Tax considerations influence whether a partnership is structured as a pass-through entity, corporation, or contractual alliance. Parties should evaluate federal and state tax consequences, potential transfer taxes, and how profits, losses, and depreciation are treated for each partner. Cross-border alliances add layers of international tax rules and withholding implications that require specialized review. Early tax planning can optimize outcomes by selecting a structure that aligns with commercial objectives while reducing unexpected tax burdens. Counsel coordinates with tax advisors to assess entity selection, allocation methods, and compliance obligations across jurisdictions.

Most agreements include remedies for underperformance, ranging from managerial changes and performance cures to termination rights and buyout procedures. Clear performance metrics and notice-and-cure provisions give underperforming partners an opportunity to resolve issues before more severe measures are taken. Contractual remedies preserve value while addressing operational shortcomings. When cure attempts fail, buyout terms or dissolution procedures provide defined paths to exit, limiting disruption and clarifying financial settlement. Having these mechanisms in place reduces the chance of prolonged disputes and enables orderly transitions that protect continuing operations and stakeholder interests.

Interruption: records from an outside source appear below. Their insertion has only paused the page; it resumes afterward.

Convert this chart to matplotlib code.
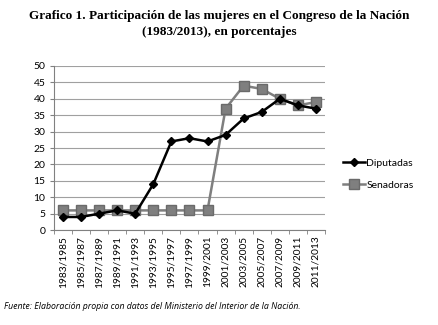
import numpy as np
import matplotlib.pyplot as plt

periodos = ["1983/1985", "1985/1987", "1987/1989", "1989/1991", "1991/1993",
            "1993/1995", "1995/1997", "1997/1999", "1999/2001", "2001/2003",
            "2003/2005", "2005/2007", "2007/2009", "2009/2011", "2011/2013"]
diputadas = [4, 4, 5, 6, 5, 14, 27, 28, 27, 29, 34, 36, 40, 38, 37]
senadoras = [6, 6, 6, 6, 6, 6, 6, 6, 6, 37, 44, 43, 40, 38, 39]

fig = plt.figure(figsize=(4.38, 3.25), dpi=100)
ax = fig.add_axes([0.123, 0.292, 0.619, 0.505])

x = np.arange(len(periodos))
ax.plot(x, diputadas, color="black", lw=1.8, marker="D", ms=4.5, label="Diputadas", zorder=3)
ax.plot(x, senadoras, color="#7f7f7f", lw=1.8, marker="s", ms=6.5,
        mec="#6a6a6a", label="Senadoras", zorder=2)

ax.set_xlim(-0.5, len(periodos) - 0.5)
ax.set_ylim(0, 50)
ax.set_yticks(range(0, 51, 5))
ax.yaxis.grid(True, color="#a0a0a0", lw=0.8)
ax.set_axisbelow(True)

# category labels centred, tick marks between categories
ax.set_xticks(x)
ax.set_xticklabels(periodos, rotation=90, fontsize=7.3, family="Lato")
ax.set_xticks(np.arange(-0.5, len(periodos), 1), minor=True)
ax.tick_params(axis="x", which="major", length=0, pad=4)
ax.tick_params(axis="x", which="minor", length=3, color="#808080")
ax.tick_params(axis="y", length=3, color="#808080", labelsize=7.5, pad=3)
for lbl in ax.get_yticklabels():
    lbl.set_family("Lato")

for s in ["top", "right"]:
    ax.spines[s].set_visible(False)
ax.spines["left"].set_color("#808080")
ax.spines["bottom"].set_color("#808080")

ax.legend(loc="center left", bbox_to_anchor=(1.03, 0.34), frameon=False,
          prop={"family": "Lato", "size": 7.5}, handlelength=2.2, handletextpad=0.1,
          labelspacing=1.2)

fig.text(0.5, 0.952, "Grafico 1. Participación de las mujeres en el Congreso de la Nación",
         ha="center", va="center", family="Liberation Serif", weight="bold", fontsize=9.5)
fig.text(0.5, 0.902, "(1983/2013), en porcentajes",
         ha="center", va="center", family="Liberation Serif", weight="bold", fontsize=9.5)
fig.text(0.01, 0.058, "Fuente: Elaboración propia con datos del Ministerio del Interior de la Nación.",
         ha="left", va="center", family="Open Sans", style="italic", fontsize=6.3)

fig.savefig("out.png", dpi=100)
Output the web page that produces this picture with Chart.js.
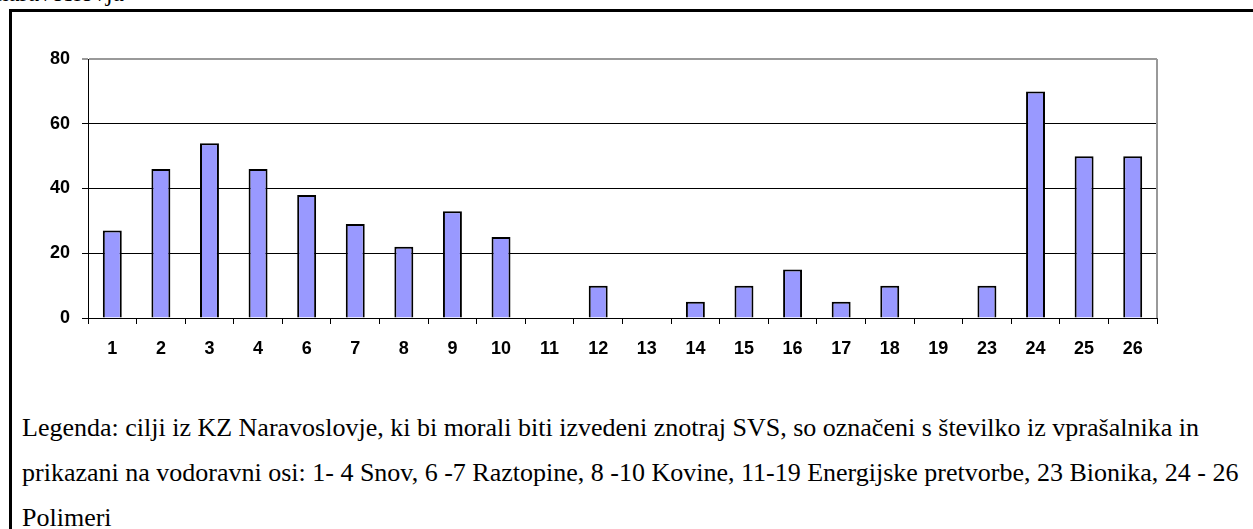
<!DOCTYPE html>
<html>
<head>
<meta charset="utf-8">
<script src="https://cdn.jsdelivr.net/npm/chart.js@4.4.0/dist/chart.umd.min.js"></script>
<style>
  body { margin: 0; background: #fff; overflow: hidden; width: 1253px; height: 529px; position: relative; }
  .frame { position: absolute; left: 9px; top: 9px; width: 1300px; height: 600px; border: 3px solid #000; box-sizing: border-box; }
  .top-text { position: absolute; left: -4px; top: -20px; font: 25px "Liberation Serif", serif; line-height: 25px; color: #000; white-space: nowrap; }
  .chart-box { position: absolute; left: 0; top: 0; width: 1253px; height: 370px; }
  .legend { position: absolute; left: 22px; top: 405px; font: 26px "Liberation Serif", serif; line-height: 45px; color: #000; white-space: nowrap; }
</style>
</head>
<body>
<div class="top-text">naravoslovja</div>
<div class="frame"></div>
<div class="chart-box"><canvas id="goals" width="1253" height="370"></canvas></div>
<div class="legend">
  Legenda: cilji iz KZ Naravoslovje, ki bi morali biti izvedeni znotraj SVS, so označeni s številko iz vprašalnika in<br>
  prikazani na vodoravni osi: 1- 4 Snov, 6 -7 Raztopine, 8 -10 Kovine, 11-19 Energijske pretvorbe, 23 Bionika, 24 - 26<br>
  Polimeri
</div>
<script>
const goalLabels = ["1", "2", "3", "4", "6", "7", "8", "9", "10", "11", "12", "13", "14", "15", "16", "17", "18", "19", "23", "24", "25", "26"];
const goalValues = [27, 46, 54, 46, 38, 29, 22, 33, 25, 0, 10, 0, 5, 10, 15, 5, 10, 0, 10, 70, 50, 50];
const yTicks = [0, 20, 40, 60, 80];

// gray frame on the right side of the plot area
const plotBorder = {
    id: "plotBorder",
    afterDraw(chart) {
        const { ctx, chartArea } = chart;
        ctx.save();
        ctx.strokeStyle = "#999";
        ctx.lineWidth = 2;
        ctx.beginPath();
        ctx.moveTo(chartArea.right, chartArea.top);
        ctx.lineTo(chartArea.right, chartArea.bottom);
        ctx.stroke();
        ctx.restore();
    },
};

const tickFont = { family: "'Liberation Sans', Arial, sans-serif", size: 18, weight: "bold" };

new Chart(document.getElementById("goals"), {
    type: "bar",
    data: {
        labels: goalLabels,
        datasets: [
            {
                data: goalValues,
                backgroundColor: "#9999ff",
                borderColor: "#000",
                borderWidth: 2,
                barPercentage: 0.39,
                categoryPercentage: 1,
            },
        ],
    },
    options: {
        responsive: false,
        animation: false,
        devicePixelRatio: 1,
        layout: { padding: { top: 59, right: 96, left: 0, bottom: 0 } },
        plugins: {
            legend: { display: false },
            tooltip: { enabled: false },
        },
        scales: {
            x: {
                grid: { drawOnChartArea: false, drawTicks: true, tickLength: 6, color: "#000" },
                border: { color: "#000", width: 1 },
                ticks: { color: "#000", font: tickFont, padding: 14, maxRotation: 0, autoSkip: false },
                afterFit(scale) { scale.height = 52; },
            },
            y: {
                min: yTicks[0],
                max: yTicks[yTicks.length - 1],
                afterBuildTicks(scale) { scale.ticks = yTicks.map((v) => ({ value: v })); },
                grid: {
                    color: (c) => (c.tick && c.tick.value === 80 ? "#999" : "#000"),
                    lineWidth: (c) => (c.tick && c.tick.value === 80 ? 2 : 1),
                    tickLength: 6,
                },
                border: { color: "#000", width: 1 },
                ticks: { color: "#000", font: tickFont, padding: 12 },
                afterFit(scale) { scale.width = 88; },
            },
        },
    },
    plugins: [plotBorder],
});
</script>
</body>
</html>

The timeline to form a joint venture agreement varies with transaction complexity, due diligence scope, and the number of stakeholders involved. Simple alliances can be documented in a few weeks, while transactions involving extensive diligence, regulatory approvals, or complex IP arrangements may take several months. Timely coordination and clear term sheets help accelerate the process. Efficient negotiation requires prioritized issues, responsive information sharing, and clarity about approvals needed from boards or investors. Legal counsel manages drafting, coordinates reviews, and helps keep the transaction on schedule while ensuring protections are not compromised for speed.